Se non fosse che, alla normalità, siamo ben lungi dal tornare. La Fase 2 non è un “liberi tutti”, bensì un momento in cui è stato ritenuto necessario ammortizzare il peso sociale ed economico dell’emergenza pandemica sulla popolazione. Ma il virus è ancora in circolazione, con una media di millequattrocento nuovi contagi rilevati ogni giorno, e agire in maniera irresponsabile non fa che contribuire a diffondere il nemico invisibile anche in quelle aree in cui il pericolo sembra ormai trascurabile.

Se simili comportamenti continueranno, è plausibile che assisteremo – oltre che a un aumento dei casi giornalieri, già forse preventivato – a una serie di nuove chiusure e alla definizione di zone rosse aggiuntive in tutto il Paese. Il sindaco di Milano, Giuseppe Sala, ha già minacciato la chiusura della zona Navigli qualora l’assembramento dovesse proseguire: sarebbe, ovviamente, un’ipotesi dannosa per i commercianti della pittoresca area, costretti a pagare tutti il prezzo di qualche giovane scapestrato. Ma sarebbe difficile pensare di poter fare diversamente.

Un concetto, questo, che si spera possa entrare nella testa dell’opinione pubblica al più presto: a esagerare adesso, ci si rimette tutti. E non solo in termini di contagio, il cui rischio aumenta esponenzialmente anche in questa fase di calo generale: il virus non è meno pericoloso con l’arrivo dell’estate e la sua capacità di contagio rimane invariata.

È plausibile, insomma, che già dalla prossima settimana si possa assistere a una nuova serie di chiusure – a colpi di ordinanze locali o atti governativi – che andranno in tal caso ad accompagnarsi alla già preventivata reazione statale verso i governatori regionali “insubordinati” che già ritengono di poter riaprire tutto subito. Va da sé che una simile prerogativa fuoriesca dal seppur largo quadro della legislazione regionale, e che esiste sempre la possibilità, per lo Stato, di impugnare gli atti controtendenza di regioni quali la Calabria e il Trentino-Alto Adige.

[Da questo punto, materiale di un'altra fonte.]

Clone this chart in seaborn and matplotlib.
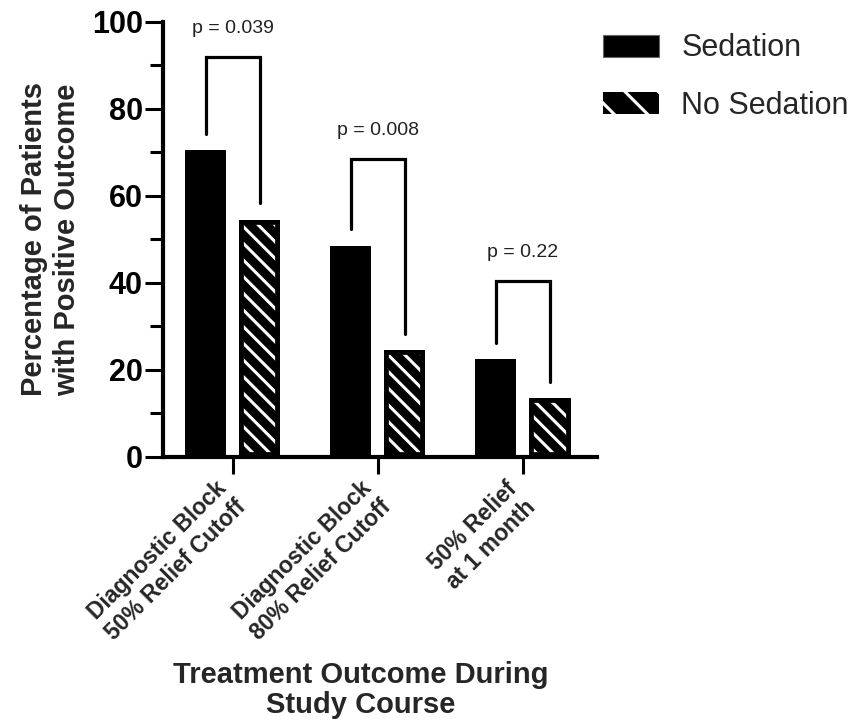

Nel mentre, l’opinione tecnico-scientifica resta cauta: l’Istituto Superiore di Sanità, in conferenza stampa, ha oggi ammesso l’utilità delle mascherine “fatte in casa” – volendoci vedere altro, vale a dire che l’utilizzo delle mascherine in generale non sia un deterrente così efficace nei confronti del virus. Ciò che funziona, sopra ogni altra cosa, è il distanziamento sociale. Il quale, si ricorda, rimane parte fondamentale di questa Fase 2.